I wanted to do the extension that Cedric Lachet did in 2010 (Speed Intégrale ~9a), which to me is very logical. It adds a pretty damn hard boulder problem to the top of Speed. Some have said that this boulder problem does not add significant difficulty but I can say with honesty - and those at the crag yesterday will agree - that this is some of the hardest climbing on the whole pitch for me. If you're short there's a really hard move up there! Sure, the bulk of the difficulty is over, but it is by no means over at the first anchor as far as I'm concerned.
Second try yesterday I had zero expectations, in-fact I considered just saving myself for the weekend. My shoulders were exhausted, skin was wearing thin and fingers swollen. I was just so inspired by this climbing that I had to try again. I fought my way through the bottom gaston crux, resting above, and yelled my way through the red-point shoulder move near the finish. I rested well at the break below the final boulder. I knew that this could easily spit me off, and having miraculously clipped the chains on Speed already, it might be hard to climb back up here...
It was pouring ran. Pouring. The temps were perfect for me and I often thrive in humid conditions. I stuck the finishing moves and clipped the anchor.

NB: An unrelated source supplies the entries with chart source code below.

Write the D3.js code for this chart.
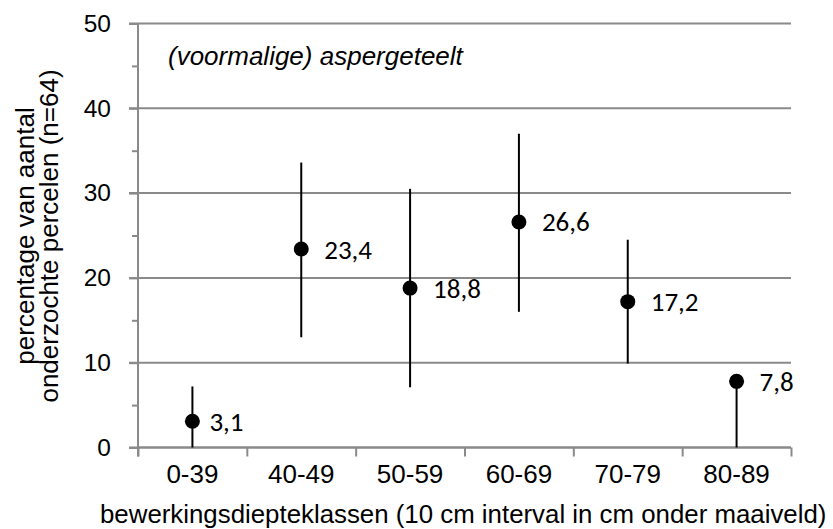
<!DOCTYPE html>
<html>
<head>
<meta charset="utf-8">
<script src="https://cdn.jsdelivr.net/npm/d3@7/dist/d3.min.js"></script>
<style>
  html, body { margin: 0; padding: 0; background: #fff; }
  svg { display: block; }
  text { font-family: "Liberation Sans", Arial, sans-serif; fill: #000; }
  .lbl { font-family: Carlito, Lato, "Open Sans", sans-serif; }
</style>
</head>
<body>
<svg id="chart" width="833" height="529"></svg>
<script>
// Depth classes (cm below ground level)
const categories = ["0-39", "40-49", "50-59", "60-69", "70-79", "80-89"];
// Percentage of surveyed parcels per class, with interval bounds
const values = [3.1, 23.4, 18.8, 26.6, 17.2, 7.8];
const lowerBounds = [0, 13.0, 7.1, 16.0, 9.9, 0];
const upperBounds = [7.2, 33.6, 30.5, 37.0, 24.5, 7.8];
const yTicks = [0, 10, 20, 30, 40, 50];
const yMinorTicks = [5, 15, 25, 35, 45];

const title = "(voormalige) aspergeteelt";
const xTitle = "bewerkingsdiepteklassen (10 cm interval in cm onder maaiveld)";
const yTitleLines = ["percentage van aantal", "onderzochte percelen (n=64)"];

const margin = { top: 23.5, left: 138, right: 42, bottom: 81.5 };
const W = 833, H = 529;
const w = W - margin.left - margin.right;
const h = H - margin.top - margin.bottom;

const gridColor = "#8a8a8a";
const labelFmt = d => d3.format(".1f")(d).replace(".", ",");

const svg = d3.select("#chart");
const g = svg.append("g").attr("transform", `translate(${margin.left},${margin.top})`);

const x = d3.scaleBand().domain(categories).range([0, w]);
const xEdge = d3.scaleLinear().domain([0, categories.length]).range([0, w]);
const y = d3.scaleLinear().domain([0, 50]).range([h, 0]);

// horizontal gridlines (extend left of the axis as major ticks)
g.append("g")
  .selectAll("line")
  .data(yTicks)
  .join("line")
  .attr("x1", -9).attr("x2", w)
  .attr("y1", d => y(d)).attr("y2", d => y(d))
  .attr("stroke", gridColor).attr("stroke-width", 2);

// y axis with labels
const yAxis = g.append("g")
  .call(d3.axisLeft(y).tickValues(yTicks).tickSize(9).tickPadding(18).tickFormat(d3.format("d")));
yAxis.select(".domain").attr("stroke", gridColor).attr("stroke-width", 2)
  .attr("d", `M0,${h + 9}V0`);
yAxis.selectAll(".tick line").attr("stroke", gridColor).attr("stroke-width", 2);
yAxis.selectAll(".tick text").attr("font-size", 24.5).attr("font-family", null);

// y minor ticks
const yMinor = g.append("g")
  .call(d3.axisLeft(y).tickValues(yMinorTicks).tickSize(6).tickFormat(""));
yMinor.select(".domain").remove();
yMinor.selectAll(".tick line").attr("stroke", gridColor).attr("stroke-width", 2);

// x axis: boundary ticks
const xAxis = g.append("g")
  .attr("transform", `translate(0,${h})`)
  .call(d3.axisBottom(xEdge).tickValues(d3.range(categories.length + 1)).tickSize(9).tickFormat(""));
xAxis.select(".domain").attr("stroke", gridColor).attr("stroke-width", 2).attr("d", `M0,0H${w}`);
xAxis.selectAll(".tick line").attr("stroke", gridColor).attr("stroke-width", 2);

// x category labels
const xLabels = g.append("g")
  .attr("transform", `translate(0,${h})`)
  .call(d3.axisBottom(x).tickSize(0).tickPadding(17));
xLabels.select(".domain").remove();
xLabels.selectAll(".tick text").attr("font-size", 26).attr("font-family", null);

// interval bars
const cx = d => x(d) + x.bandwidth() / 2;
g.append("g")
  .selectAll("line")
  .data(categories)
  .join("line")
  .attr("x1", cx).attr("x2", cx)
  .attr("y1", (d, i) => y(lowerBounds[i]))
  .attr("y2", (d, i) => y(upperBounds[i]))
  .attr("stroke", "#000").attr("stroke-width", 2);

// points
g.append("g")
  .selectAll("circle")
  .data(categories)
  .join("circle")
  .attr("cx", cx)
  .attr("cy", (d, i) => y(values[i]))
  .attr("r", 7.5)
  .attr("fill", "#000");

// value labels
g.append("g")
  .selectAll("text")
  .data(categories)
  .join("text")
  .attr("class", "lbl")
  .attr("x", (d, i) => cx(d) + (i === 0 ? 17 : 23))
  .attr("y", (d, i) => y(values[i]))
  .attr("dy", "0.35em")
  .attr("font-size", 27)
  .text((d, i) => labelFmt(values[i]));

// chart title inside plot
svg.append("text")
  .attr("x", 168).attr("y", 65)
  .attr("font-size", 26)
  .attr("font-style", "italic")
  .text(title);

// x axis title, sized to span from x=100 to x=828
const xt = svg.append("text")
  .attr("x", 100).attr("y", 523)
  .attr("font-size", 26)
  .text(xTitle);
const xtLen = xt.node().getComputedTextLength();
if (xtLen > 0) xt.attr("font-size", Math.min(26.3, 26 * 727 / xtLen));

// y axis title (two lines, rotated)
const yt = svg.append("text")
  .attr("transform", "translate(34,236) rotate(-90)")
  .attr("text-anchor", "middle")
  .attr("font-size", 26);
yTitleLines.forEach((line, i) => {
  yt.append("tspan").attr("x", 0).attr("y", i * 24).text(line);
});
</script>
</body>
</html>
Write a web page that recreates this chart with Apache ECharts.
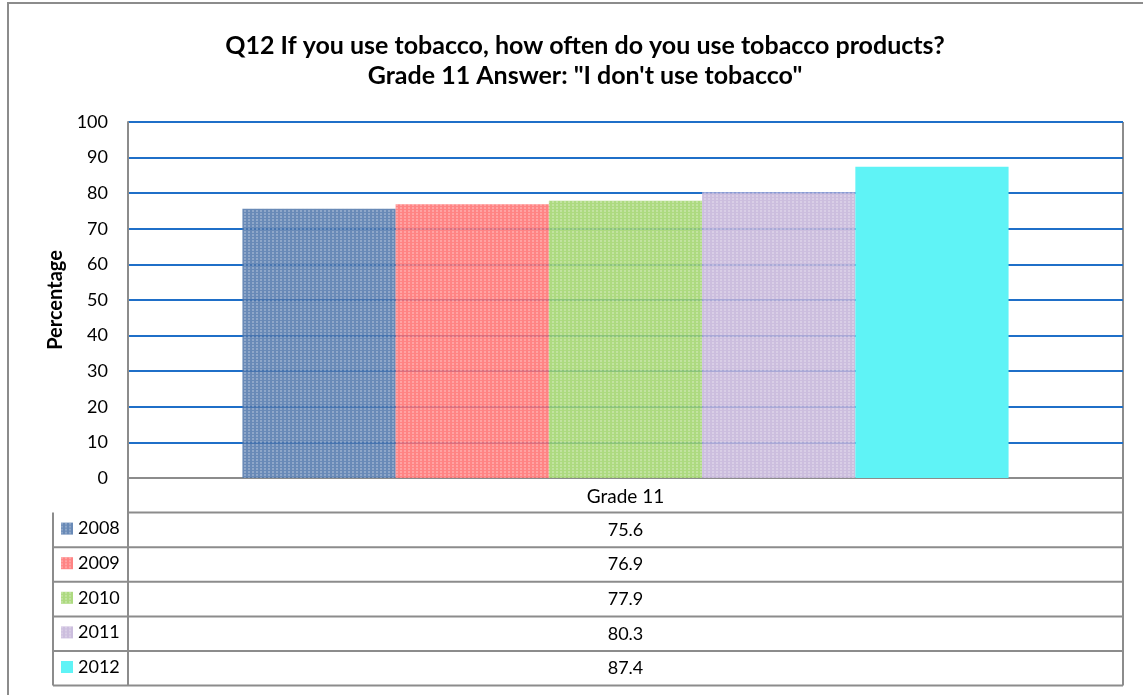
<!DOCTYPE html>
<html><head><meta charset="utf-8">
<script src="https://cdn.jsdelivr.net/npm/echarts@6/dist/echarts.min.js"></script>
<style>html,body{margin:0;padding:0;background:#fff}#c{width:1143px;height:695px}</style>
</head><body><div id="c"></div>
<script>
const titleLines = ['Q12 If you use tobacco, how often do you use tobacco products?', 'Grade 11 Answer: "I don\'t use tobacco"'];
const categories = ['Grade 11'];
const years = ['2008', '2009', '2010', '2011', '2012'];
const values = [75.6, 76.9, 77.9, 80.3, 87.4];
const colors = ['#4f76aa', '#ff6f6f', '#9fd46a', '#c3b3d8', '#5ff3f6'];
const patterned = [true, true, true, true, false];
const yTicks = { min: 0, max: 100, interval: 10 };
const yName = 'Percentage';

const FONT = 'Lato, "Open Sans", sans-serif';
const chart = echarts.init(document.getElementById('c'), null, { renderer: 'canvas' });

const G = { left: 128, right: 1123, top: 122, bottom: 478 };
const rowH = 34.6;

function decal() {
  return { symbol: 'rect', symbolSize: 1, dashArrayX: [[2, 2]], dashArrayY: [2, 1], color: 'rgba(255,255,255,0.3)', rotation: 0 };
}

const series = years.map((y, i) => ({
  name: y, type: 'bar', barGap: 0, barCategoryGap: '23%',
  data: [values[i]],
  itemStyle: Object.assign({ color: colors[i], opacity: patterned[i] ? 0.85 : 1 }, patterned[i] ? { decal: decal() } : {})
}));

// table graphics
const gfx = [];
gfx.push({ type: 'rect', shape: { x: 8, y: 3, width: 1160, height: 720 }, style: { fill: 'none', stroke: '#8c8c8c', lineWidth: 2 }, silent: true });
const nRows = years.length;
const tableBottom = G.bottom + rowH * (nRows + 1);
const lineStyle = { stroke: '#8c8c8c', lineWidth: 2 };
gfx.push({ type: 'line', shape: { x1: G.left, y1: G.bottom + rowH, x2: G.right, y2: G.bottom + rowH }, style: lineStyle });
for (let r = 1; r <= nRows; r++) {
  const yy = G.bottom + rowH * (r + 1);
  gfx.push({ type: 'line', shape: { x1: 53, y1: yy, x2: G.right, y2: yy }, style: lineStyle });
}
gfx.push({ type: 'line', shape: { x1: 53, y1: G.bottom + rowH, x2: 53, y2: tableBottom }, style: lineStyle });
gfx.push({ type: 'line', shape: { x1: G.left, y1: G.bottom, x2: G.left, y2: tableBottom }, style: lineStyle });
gfx.push({ type: 'line', shape: { x1: G.right, y1: G.top, x2: G.right, y2: tableBottom }, style: lineStyle });
years.forEach((y, i) => {
  gfx.push({ type: 'text', x: (G.left + G.right) / 2, y: G.bottom + rowH * (i + 1.5),
    style: { text: values[i].toFixed(1), font: '18px ' + FONT, fill: '#000', align: 'center', verticalAlign: 'middle' } });
});

chart.setOption({
  animation: false,
  backgroundColor: '#fff',
  title: {
    text: titleLines.join('\n'), left: 580, top: 26, textAlign: 'center',
    textStyle: { fontFamily: FONT, fontWeight: 'bold', fontSize: 25, lineHeight: 30, color: '#000' }
  },
  legend: {
    orient: 'vertical', left: 56, top: G.bottom + rowH + 1, itemWidth: 12, itemHeight: 12,
    itemGap: rowH - 20, icon: 'rect',
    textStyle: { fontFamily: FONT, fontSize: 18, color: '#000', lineHeight: 20 },
    data: years
  },
  grid: { left: G.left, right: 1143 - G.right, top: G.top, bottom: 695 - G.bottom },
  xAxis: {
    type: 'category', data: categories,
    axisLine: { lineStyle: { color: '#8c8c8c', width: 2 } }, axisTick: { show: false },
    axisLabel: { fontFamily: FONT, fontSize: 19, color: '#000', margin: 9 }
  },
  yAxis: {
    type: 'value', min: yTicks.min, max: yTicks.max, interval: yTicks.interval,
    name: yName, nameLocation: 'middle', nameRotate: 90, nameGap: 62,
    nameTextStyle: { fontFamily: FONT, fontWeight: 'bold', fontSize: 20, color: '#000' },
    axisLine: { show: true, lineStyle: { color: '#8c8c8c', width: 2 } }, axisTick: { show: false },
    axisLabel: { fontFamily: FONT, fontSize: 18, color: '#000', margin: 20 },
    splitLine: { lineStyle: { color: '#1f6fc8', width: 2 } }
  },
  series: series,
  graphic: gfx
});
</script></body></html>
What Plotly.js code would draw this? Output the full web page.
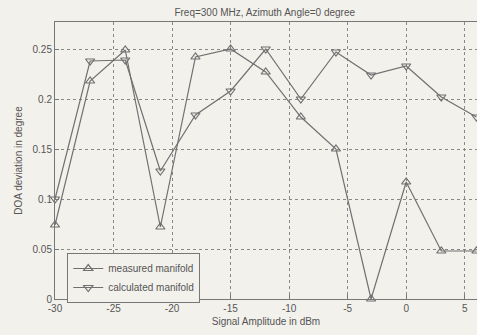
<!DOCTYPE html>
<html><head><meta charset="utf-8">
<script src="https://cdn.plot.ly/plotly-3.0.1.min.js"></script>
<style>html,body{margin:0;padding:0;background:#f3f1ec;}#chart{width:477px;height:335px;}</style>
</head><body><div id="chart"></div>
<script>
const amplitude = [-30, -27, -24, -21, -18, -15, -12, -9, -6, -3, 0, 3, 6];
const measured = [0.074, 0.218, 0.249, 0.072, 0.242, 0.250, 0.227, 0.182, 0.150, 0.000, 0.117, 0.048, 0.048];
const calculated = [0.100, 0.238, 0.239, 0.128, 0.184, 0.208, 0.250, 0.200, 0.247, 0.224, 0.233, 0.202, 0.182];
const xTicks = [-30, -25, -20, -15, -10, -5, 0, 5];
const yTicks = [0, 0.05, 0.1, 0.15, 0.2, 0.25];
const lineCol = '#707070';
const txtCol = '#555555';
const traces = [
  {x: amplitude, y: measured, name: 'measured manifold', mode: 'lines+markers', cliponaxis: false,
   line: {color: lineCol, width: 1.2}, marker: {symbol: 'triangle-up-open', size: 8, color: lineCol, line: {width: 1.2}}},
  {x: amplitude, y: calculated, name: 'calculated manifold', mode: 'lines+markers', cliponaxis: false,
   line: {color: lineCol, width: 1.2}, marker: {symbol: 'triangle-down-open', size: 8, color: lineCol, line: {width: 1.2}}}
];
const layout = {
  width: 477, height: 335,
  margin: {l: 55, r: 0, t: 22, b: 36},
  paper_bgcolor: '#f3f1ec', plot_bgcolor: '#f3f1ec',
  font: {family: 'Liberation Sans, Arial, sans-serif', size: 10, color: txtCol},
  title: {text: 'Freq=300 MHz, Azimuth Angle=0 degree', x: 0.555, xanchor: 'center', y: 0.962, yanchor: 'middle', font: {size: 10, color: txtCol}},
  xaxis: {range: [-30, 6.05], tickvals: xTicks, ticktext: xTicks.map(String), showgrid: true, gridcolor: '#888', griddash: 'dot', griddash: '3px,3px',
    zeroline: false, showline: true, linecolor: '#777', linewidth: 1, mirror: true, ticks: 'inside', ticklen: 4, tickcolor: '#777',
    title: {text: 'Signal Amplitude in dBm', standoff: 4, font: {size: 10, color: txtCol}}},
  yaxis: {range: [0, 0.277], tickvals: yTicks, ticktext: ['0', '0.05', '0.1', '0.15', '0.2', '0.25'], showgrid: true, gridcolor: '#888', griddash: '3px,3px',
    zeroline: false, showline: true, linecolor: '#777', linewidth: 1, mirror: true, ticks: 'inside', ticklen: 4, tickcolor: '#777',
    title: {text: 'DOA deviation in degree', standoff: 8, font: {size: 10, color: txtCol}}},
  showlegend: true,
  legend: {x: 0.029, y: 0.166, xanchor: 'left', yanchor: 'top', bgcolor: '#f3f1ec', bordercolor: '#777', borderwidth: 1,
    font: {size: 10, color: txtCol}, tracegroupgap: 0, itemwidth: 30}
};
Plotly.newPlot('chart', traces, layout, {displayModeBar: false, staticPlot: true});
</script></body></html>
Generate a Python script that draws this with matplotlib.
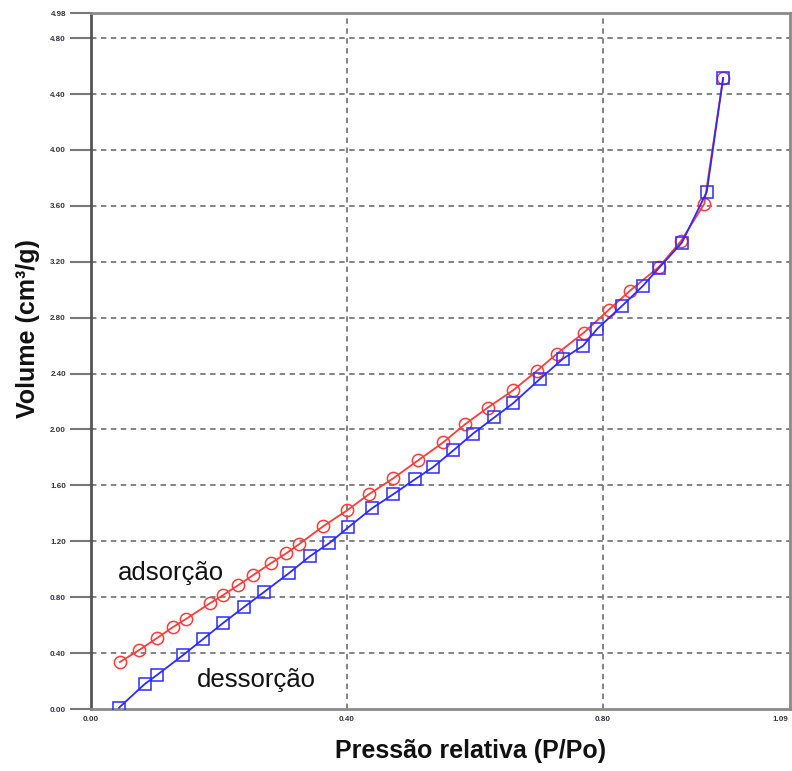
import matplotlib
matplotlib.use("Agg")
import matplotlib.pyplot as plt

# Adsorption branch (red circles)
ads_x = [0.045, 0.075, 0.103, 0.128, 0.148, 0.186, 0.206, 0.230, 0.253, 0.281,
         0.305, 0.325, 0.3625, 0.400, 0.434, 0.472, 0.511, 0.550, 0.584, 0.620,
         0.659, 0.697, 0.728, 0.770, 0.809, 0.842, 0.8875, 0.922, 0.958, 0.9875]
ads_y = [0.336, 0.421, 0.507, 0.586, 0.643, 0.757, 0.814, 0.886, 0.957, 1.043,
         1.114, 1.179, 1.307, 1.421, 1.536, 1.650, 1.779, 1.907, 2.036, 2.157,
         2.279, 2.421, 2.543, 2.693, 2.857, 2.993, 3.164, 3.350, 3.614, 4.514]

# Desorption branch (blue squares)
des_x = [0.044, 0.084, 0.103, 0.144, 0.175, 0.206, 0.239, 0.270, 0.309, 0.342,
         0.372, 0.402, 0.439, 0.472, 0.506, 0.534, 0.566, 0.597, 0.630, 0.659,
         0.702, 0.7375, 0.769, 0.791, 0.830, 0.8625, 0.8875, 0.923, 0.962, 0.9875]
des_y = [0.010, 0.179, 0.243, 0.386, 0.500, 0.614, 0.729, 0.836, 0.971, 1.093,
         1.186, 1.300, 1.436, 1.536, 1.643, 1.729, 1.850, 1.971, 2.086, 2.186,
         2.364, 2.507, 2.600, 2.721, 2.886, 3.029, 3.157, 3.336, 3.700, 4.514]

y_ticks = [0.00, 0.40, 0.80, 1.20, 1.60, 2.00, 2.40, 2.80, 3.20, 3.60, 4.00, 4.40, 4.80, 4.98]
y_tick_labels = ["0.00", "0.40", "0.80", "1.20", "1.60", "2.00", "2.40", "2.80",
                 "3.20", "3.60", "4.00", "4.40", "4.80", "4.98"]
x_ticks = [0.00, 0.40, 0.80, 1.09]
x_tick_labels = ["0.00", "0.40", "0.80", "1.09"]
grid_y = [0.40, 0.80, 1.20, 1.60, 2.00, 2.40, 2.80, 3.20, 3.60, 4.00, 4.40, 4.80]
grid_x = [0.40, 0.80]

plt.rcParams['font.family'] = ['Liberation Sans', 'DejaVu Sans']

fig = plt.figure(figsize=(7.92, 7.71), dpi=100)
ax = fig.add_axes([91/792, (771-709)/771, (790-91)/792, (709-13)/771])
ax.set_xlim(0, 1.092)
ax.set_ylim(0, 4.98)

for gy in grid_y:
    ax.axhline(gy, color='#7a7a7a', lw=1.3, ls=(0, (3, 2.5)), zorder=1)
for gx in grid_x:
    ax.axvline(gx, color='#7a7a7a', lw=1.3, ls=(0, (3, 2.5)), zorder=1)

ax.plot(ads_x, ads_y, color='#ff3b3b', lw=1.3, marker='o', ms=8.8,
        mfc='none', mec='#ff3b3b', mew=1.1, zorder=3)
ax.plot(des_x, des_y, color='#2b2bff', lw=1.3, marker='s', ms=8.8,
        mfc='none', mec='#2b2bff', mew=1.1, zorder=4)

ax.text(0.042, 0.97, "adsorção", fontsize=18.5, ha='left', va='center', color='#111111')
ax.text(0.166, 0.207, "dessorção", fontsize=18.5, ha='left', va='center', color='#111111')

ax.set_yticks(y_ticks)
ax.set_yticklabels(y_tick_labels)
ax.set_xticks(x_ticks)
ax.set_xticklabels(x_tick_labels)
ax.get_xticklabels()[-1].set_ha('right')

ax.tick_params(axis='y', direction='out', length=15, width=1.5, color='#777777',
               labelsize=5.8, labelcolor='#333344', pad=3)
ax.tick_params(axis='x', direction='out', length=0, labelsize=5.8,
               labelcolor='#333344', pad=5)
for lab in ax.get_xticklabels() + ax.get_yticklabels():
    lab.set_fontweight('bold')

for side in ['top', 'right', 'bottom']:
    ax.spines[side].set_color('#8a8a8a')
    ax.spines[side].set_linewidth(2)
ax.spines['left'].set_color('#555555')
ax.spines['left'].set_linewidth(2)

fig.text(471/792, 1 - 751/771, "Pressão relativa (P/Po)", fontsize=18,
         fontweight='bold', ha='center', va='center', color='#111111')
fig.text(28/792, 1 - 329/771, "Volume (cm³/g)", fontsize=18,
         fontweight='bold', ha='center', va='center', rotation=90, color='#111111')

fig.savefig("out.png", dpi=100)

Mostly, I was surprised.
I planned to be here for another 10 days to make sure that I would have enough time to do this route. I was even afraid that I would fail with this much time because I'd heard that it was so demanding time and time again. So, obviously, this is super exciting for me. I feel so stoked! Another route that I had dreamt about for years, finally I get to touch the holds and even send. Amazing.
I'll stay here for another few days and try to climb the remaining routes at the cliff... and then I suppose I will journey somewhere else in Switzerland... any suggestions?